Potentials of the D¹0u⁺ (6¹S₀) and F³1u(6³P₂) electronic Rydberg states of Cd₂ from ab initio calculations and laser-induced fluorescence excitation spectra

Abstract

The method of supersonic free-jet expansion beam combined with techniques of laser spectroscopy was used in an investigation of vibronic and isotopic structures in the D¹0(u)⁺ (6¹S₀) and F³1(u)(6³P₂) electronic energy Rydberg states of Cd₂. Laser-induced fluorescence excitation spectra recorded using the D¹0(u)⁺ ← X¹0(g)⁺(5¹S₀) and F³1(u) ← X¹0(g)⁺ transitions in the region of 206-218 nm provided spectroscopic characteristics of the excited states and allowed constructing of their intratomic potentials.
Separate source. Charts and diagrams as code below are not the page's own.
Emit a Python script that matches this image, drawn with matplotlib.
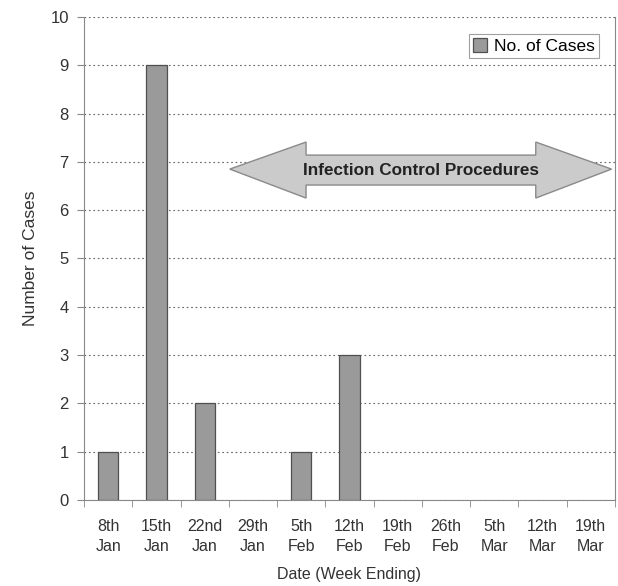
import numpy as np
import matplotlib.pyplot as plt
from matplotlib.patches import Polygon

plt.rcParams['font.family'] = ['Liberation Sans', 'DejaVu Sans']

# weekly case counts
weeks = ['8th\nJan', '15th\nJan', '22nd\nJan', '29th\nJan', '5th\nFeb', '12th\nFeb',
         '19th\nFeb', '26th\nFeb', '5th\nMar', '12th\nMar', '19th\nMar']
cases = [1, 9, 2, 0, 1, 3, 0, 0, 0, 0, 0]

fig = plt.figure(figsize=(6.18, 5.86), dpi=100)
ax = fig.add_axes([0.136, 0.147, 0.859, 0.824])

x = np.arange(len(weeks))
# no outline on empty weeks so the axis line stays clean
lw = [0.9 if c > 0 else 0 for c in cases]
ax.bar(x, cases, width=0.42, color='#9a9a9a', edgecolor='#505050', linewidth=lw,
       label='No. of Cases', zorder=3)

ax.set_xlim(-0.5, len(weeks) - 0.5)
ax.set_ylim(0, 10)
ax.set_yticks(range(0, 11))
ax.set_xticks(x)
ax.set_xticklabels(weeks, fontsize=11.5, color='#333333', linespacing=1.4)
ax.set_xticks(np.arange(-0.5, len(weeks)), minor=True)
ax.tick_params(axis='x', which='major', length=0, pad=14)
ax.tick_params(axis='x', which='minor', length=5, color='#888888')
ax.tick_params(axis='y', length=5, color='#888888', labelsize=12, labelcolor='#333333', pad=6)

ax.grid(axis='y', linestyle=(0, (1.5, 2.5)), color='#666666', linewidth=0.8, zorder=0)
for s in ['left', 'bottom', 'right']:
    ax.spines[s].set_color('#888888')
ax.spines['top'].set_visible(False)

ax.set_xlabel('Date (Week Ending)', fontsize=11.5, color='#333333', labelpad=9)
ax.set_ylabel('Number of Cases', fontsize=12.5, color='#333333', labelpad=9)

# double-headed arrow marking the period of infection control
arrow = [(2.52, 6.85), (4.1, 7.41), (4.1, 7.14), (8.86, 7.14), (8.86, 7.41),
         (10.43, 6.85), (8.86, 6.25), (8.86, 6.52), (4.1, 6.52), (4.1, 6.25)]
ax.add_patch(Polygon(arrow, closed=True, facecolor='#cbcbcb', edgecolor='#8a8a8a',
                     linewidth=1, zorder=4, clip_on=False))
ax.text(6.48, 6.83, 'Infection Control Procedures', ha='center', va='center',
        fontsize=12.3, fontweight='bold', color='#222222', zorder=5)

leg = ax.legend(loc='upper right', bbox_to_anchor=(0.97, 0.965), fontsize=12.5,
                frameon=True, fancybox=False, handlelength=0.8, handleheight=0.8,
                handletextpad=0.4, borderpad=0.25, borderaxespad=0)
leg.get_frame().set_edgecolor('#888888')
leg.get_frame().set_linewidth(0.8)

fig.savefig('out.png', dpi=100)
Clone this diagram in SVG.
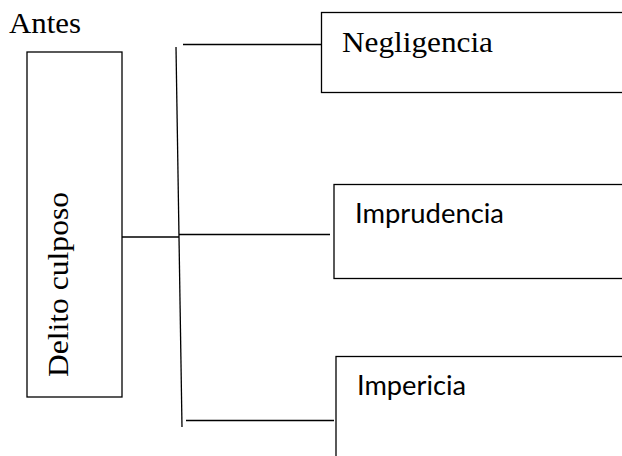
<svg xmlns="http://www.w3.org/2000/svg" width="622" height="456" viewBox="0 0 622 456">
<style>
.box{fill:#fff;stroke:#000;stroke-width:1.3}
.ln{stroke:#000;stroke-width:1.3;fill:none}
.serif{font-family:"Liberation Serif","Times New Roman",serif;font-size:30px;fill:#000}
.sans{font-family:Lato,"Open Sans","Liberation Sans",sans-serif;font-size:26px;fill:#000}
</style>
<rect width="622" height="456" fill="#fff"/>
<text id="title" class="serif" x="9" y="33" textLength="72" lengthAdjust="spacingAndGlyphs">Antes</text>
<g id="connectors">
<line class="ln" x1="122" y1="237" x2="179" y2="237"/>
<line class="ln" x1="176" y1="47" x2="182" y2="427"/>
<line class="ln" x1="183" y1="44.5" x2="322" y2="44.5"/>
<line class="ln" x1="179" y1="234.5" x2="330" y2="234.5"/>
<line class="ln" x1="186" y1="420.5" x2="334" y2="420.5"/>
</g>
<g id="delito">
<rect class="box" x="27" y="52" width="95" height="345"/>
<text class="serif" transform="translate(68,377) rotate(-90)" x="0" y="0" textLength="185" lengthAdjust="spacingAndGlyphs">Delito culposo</text>
</g>
<g id="negligencia">
<rect class="box" x="321.5" y="12.5" width="310" height="80"/>
<text class="serif" x="342" y="52" textLength="151" lengthAdjust="spacingAndGlyphs">Negligencia</text>
</g>
<g id="imprudencia">
<rect class="box" x="334" y="184.5" width="300" height="94"/>
<text class="sans" x="355" y="223" textLength="149" lengthAdjust="spacingAndGlyphs">Imprudencia</text>
</g>
<g id="impericia">
<rect class="box" x="336" y="356.5" width="300" height="120"/>
<text class="sans" x="357" y="395" textLength="109" lengthAdjust="spacingAndGlyphs">Impericia</text>
</g>
</svg>
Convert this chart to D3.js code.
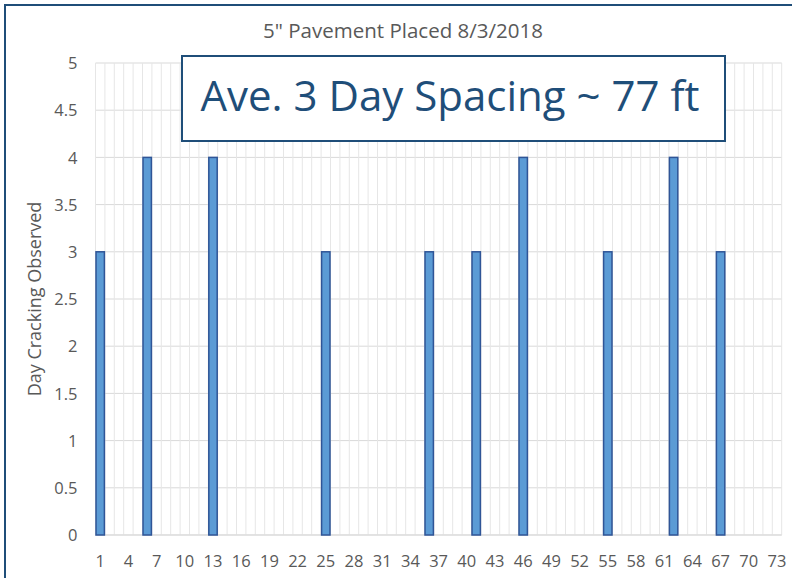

Isotopic structures recorded in the (υ',υ'') bands of the D¹0(u)⁺ ← X¹0(g)⁺ transition were used in determination of the D¹0(u)⁺ state vibrational characteristics (ω'(e)x'(e), ω'(e)x'(e)) and υ' assignment. The ν(0,0) recorded directly in the F³1(u) ← X¹0(g)⁺ transition enabled determination of the bottom of the F³1(u) state potential well. Valence ab initio calculations of Cd₂ interatomic potentials were performed with relativistic and spin-orbit effects taken into account. The experimental results were compared with results of the ab initio calculations. A free-jet expansion of Cd₂ as a source of entangled atoms for a test of Bell's inequality was analyzed.